Filed Under: Appeals
The regs state that the recipient must offer appeal rights that are the same as the recipient offers in all other comparable proceedings. So, if a unionized campus offers three levels of appeal related to discrimination complaints for employees who are unionized under its CBA, would it then have to offer the same three levels of appeal in its Title IX-related resolutions, on the same exact bases/grounds for appeal as are offered in the CBA? What proceedings does OCR consider comparable? Would it be limited to other employee cases? Or does comparable not differentiate between types of populations (students, employees, faculty)?
Section 106.45(i) states “[i]n addition to an appeal of a dismissal consistent with paragraph (d)(3) of this section, a recipient must offer the parties an appeal process that, at a minimum, is the same as it offers in all other comparable proceedings, if any, including proceedings relating to other discrimination complaints. For a complaint of sex-based harassment involving a student complainant or student respondent, a postsecondary institution must also offer an appeal on the bases set out in § 106.46(i)(1).” Therefore, how a collective bargaining agreement interacts with a recipient’s obligations under § 106.45(i) is necessarily a fact-specific inquiry that depends on the appeal process offered in comparable proceedings, if any, including proceedings relating to other discrimination complaints. The preamble to the 2024 Title IX regulations emphasizes that “a recipient has discretion to decide whether the opportunity to appeal a determination [whether sex discrimination occurred] would be appropriate for a given type of complaint, as long as a recipient does not exercise this discretion arbitrarily.” 89 FR 33712; see also 87 FR 41489.
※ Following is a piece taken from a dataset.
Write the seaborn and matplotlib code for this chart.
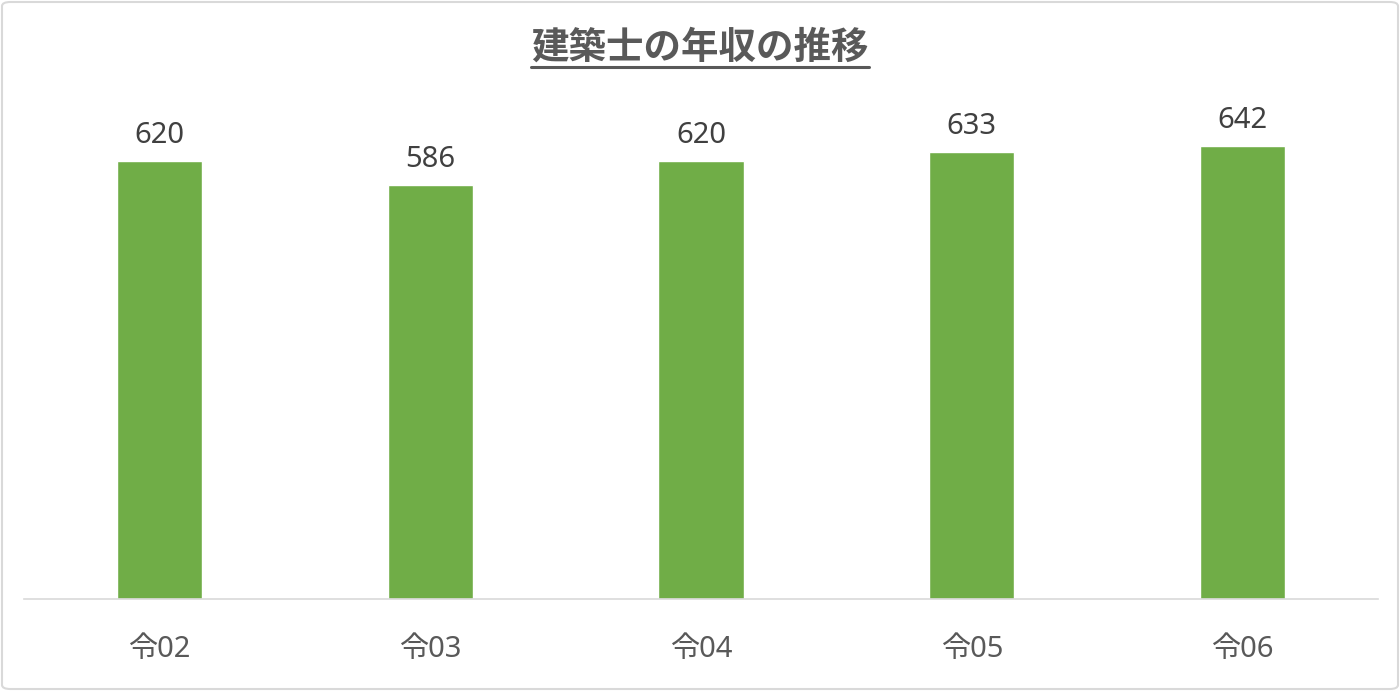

Further, as explained in the preamble to the 2024 Title IX regulations:
- “[W]hile a recipient may choose to implement a single procedure for all of its complaints (as long as the single procedure satisfies the requirements of § 106.45, and if applicable § 106.46), it may choose otherwise for various reasons, such as to comply with its other obligations under Federal, State, or local law. Nothing in the final regulations prohibits a postsecondary institution from, for example, choosing to maintain one set of grievance procedures for employee-to-employee sex-based harassment complaints that are consistent with § 106.45 and its legal or contractual requirements on employee-involved complaints; one set of grievance procedures for employee-to-student sex-based harassment complaints that are consistent with § 106.46 and those same legal or contractual requirements; and another set of grievance procedures for student-to-student sex-based harassment complaints that are consistent with § 106.46 and State law governing student discipline.” 89 FR 33656.